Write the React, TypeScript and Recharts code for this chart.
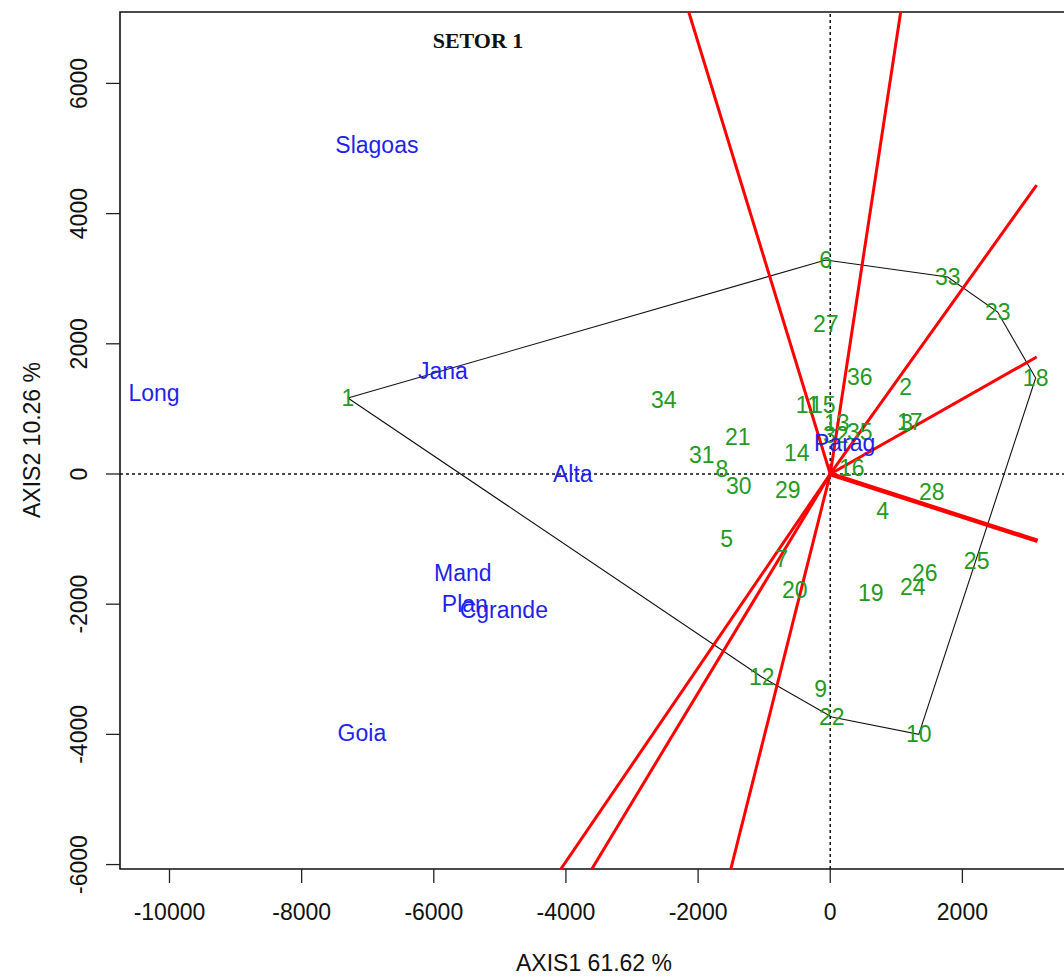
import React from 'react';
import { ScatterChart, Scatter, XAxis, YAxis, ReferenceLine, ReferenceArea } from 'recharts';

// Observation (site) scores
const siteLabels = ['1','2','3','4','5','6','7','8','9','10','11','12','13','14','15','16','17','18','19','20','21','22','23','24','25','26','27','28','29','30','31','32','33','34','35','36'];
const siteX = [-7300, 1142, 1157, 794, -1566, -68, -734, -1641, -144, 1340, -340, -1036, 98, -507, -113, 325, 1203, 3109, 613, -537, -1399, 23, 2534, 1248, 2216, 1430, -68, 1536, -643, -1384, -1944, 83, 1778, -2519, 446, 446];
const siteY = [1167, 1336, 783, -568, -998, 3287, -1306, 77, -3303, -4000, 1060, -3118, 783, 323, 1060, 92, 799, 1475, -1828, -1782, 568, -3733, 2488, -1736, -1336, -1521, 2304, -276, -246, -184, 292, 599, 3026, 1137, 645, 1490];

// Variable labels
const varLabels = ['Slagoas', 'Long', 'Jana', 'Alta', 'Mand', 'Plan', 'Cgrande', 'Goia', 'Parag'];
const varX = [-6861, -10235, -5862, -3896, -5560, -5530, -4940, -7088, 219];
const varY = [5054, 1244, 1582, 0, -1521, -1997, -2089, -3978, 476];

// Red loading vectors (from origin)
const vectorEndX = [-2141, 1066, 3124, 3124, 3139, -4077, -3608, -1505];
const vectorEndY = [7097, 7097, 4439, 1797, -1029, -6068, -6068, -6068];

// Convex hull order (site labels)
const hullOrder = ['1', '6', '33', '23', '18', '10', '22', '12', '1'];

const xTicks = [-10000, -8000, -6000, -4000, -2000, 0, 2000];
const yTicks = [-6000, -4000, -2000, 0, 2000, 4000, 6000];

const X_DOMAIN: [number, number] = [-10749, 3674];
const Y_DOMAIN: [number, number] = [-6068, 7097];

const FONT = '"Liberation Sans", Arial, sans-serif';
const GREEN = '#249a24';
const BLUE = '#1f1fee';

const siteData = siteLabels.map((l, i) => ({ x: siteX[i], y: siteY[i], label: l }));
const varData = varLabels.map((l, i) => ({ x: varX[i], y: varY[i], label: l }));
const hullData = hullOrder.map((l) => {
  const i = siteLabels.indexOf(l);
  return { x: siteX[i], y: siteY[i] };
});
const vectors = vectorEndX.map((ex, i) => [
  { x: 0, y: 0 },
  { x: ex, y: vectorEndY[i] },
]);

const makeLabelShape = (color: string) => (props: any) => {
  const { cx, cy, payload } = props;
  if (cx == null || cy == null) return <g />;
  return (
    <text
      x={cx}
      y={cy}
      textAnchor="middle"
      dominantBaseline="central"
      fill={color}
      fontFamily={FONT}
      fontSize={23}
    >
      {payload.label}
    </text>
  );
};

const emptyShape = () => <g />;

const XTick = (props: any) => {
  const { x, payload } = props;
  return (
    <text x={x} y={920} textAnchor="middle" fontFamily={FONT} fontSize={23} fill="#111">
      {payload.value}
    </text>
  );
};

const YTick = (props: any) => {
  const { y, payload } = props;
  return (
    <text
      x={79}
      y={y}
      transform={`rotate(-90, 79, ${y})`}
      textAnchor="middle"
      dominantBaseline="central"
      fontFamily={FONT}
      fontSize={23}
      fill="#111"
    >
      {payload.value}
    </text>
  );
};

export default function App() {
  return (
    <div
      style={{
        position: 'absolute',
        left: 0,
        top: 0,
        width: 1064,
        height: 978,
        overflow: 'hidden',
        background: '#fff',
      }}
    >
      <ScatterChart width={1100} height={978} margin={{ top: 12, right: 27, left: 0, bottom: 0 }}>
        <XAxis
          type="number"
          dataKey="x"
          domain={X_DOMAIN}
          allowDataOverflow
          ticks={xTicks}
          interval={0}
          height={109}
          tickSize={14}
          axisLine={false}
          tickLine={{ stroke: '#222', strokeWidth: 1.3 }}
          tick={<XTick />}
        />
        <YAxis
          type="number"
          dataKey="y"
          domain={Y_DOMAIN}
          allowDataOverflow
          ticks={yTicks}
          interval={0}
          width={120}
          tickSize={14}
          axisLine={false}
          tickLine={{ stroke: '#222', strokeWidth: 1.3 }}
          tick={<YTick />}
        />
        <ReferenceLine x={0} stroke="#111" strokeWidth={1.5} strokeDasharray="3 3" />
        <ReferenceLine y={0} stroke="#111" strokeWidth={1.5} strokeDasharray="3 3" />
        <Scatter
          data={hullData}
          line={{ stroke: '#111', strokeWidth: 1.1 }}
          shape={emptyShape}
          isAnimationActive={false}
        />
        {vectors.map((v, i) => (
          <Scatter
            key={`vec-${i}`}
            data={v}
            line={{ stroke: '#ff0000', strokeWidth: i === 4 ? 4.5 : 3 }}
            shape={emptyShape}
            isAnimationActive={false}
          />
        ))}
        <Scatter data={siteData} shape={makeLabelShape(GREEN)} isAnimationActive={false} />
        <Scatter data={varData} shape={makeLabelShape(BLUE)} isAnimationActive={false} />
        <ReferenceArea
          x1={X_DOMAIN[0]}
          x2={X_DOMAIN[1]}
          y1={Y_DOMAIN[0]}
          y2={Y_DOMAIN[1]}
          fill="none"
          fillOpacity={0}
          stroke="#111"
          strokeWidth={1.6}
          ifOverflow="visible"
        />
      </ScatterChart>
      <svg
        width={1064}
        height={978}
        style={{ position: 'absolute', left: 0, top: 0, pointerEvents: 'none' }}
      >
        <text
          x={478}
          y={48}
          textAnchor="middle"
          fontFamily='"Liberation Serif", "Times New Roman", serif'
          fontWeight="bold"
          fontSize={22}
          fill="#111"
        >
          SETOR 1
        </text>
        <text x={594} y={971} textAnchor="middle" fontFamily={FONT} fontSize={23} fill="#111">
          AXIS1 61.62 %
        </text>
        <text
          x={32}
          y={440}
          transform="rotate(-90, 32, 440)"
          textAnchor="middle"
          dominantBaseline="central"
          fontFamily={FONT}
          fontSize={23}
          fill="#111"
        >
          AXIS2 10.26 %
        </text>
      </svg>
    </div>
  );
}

Stated exercise -
Every line in the data above that contains "React" needs to be copied.

The completed task -
Write the React, TypeScript and Recharts code for this chart.
import React from 'react';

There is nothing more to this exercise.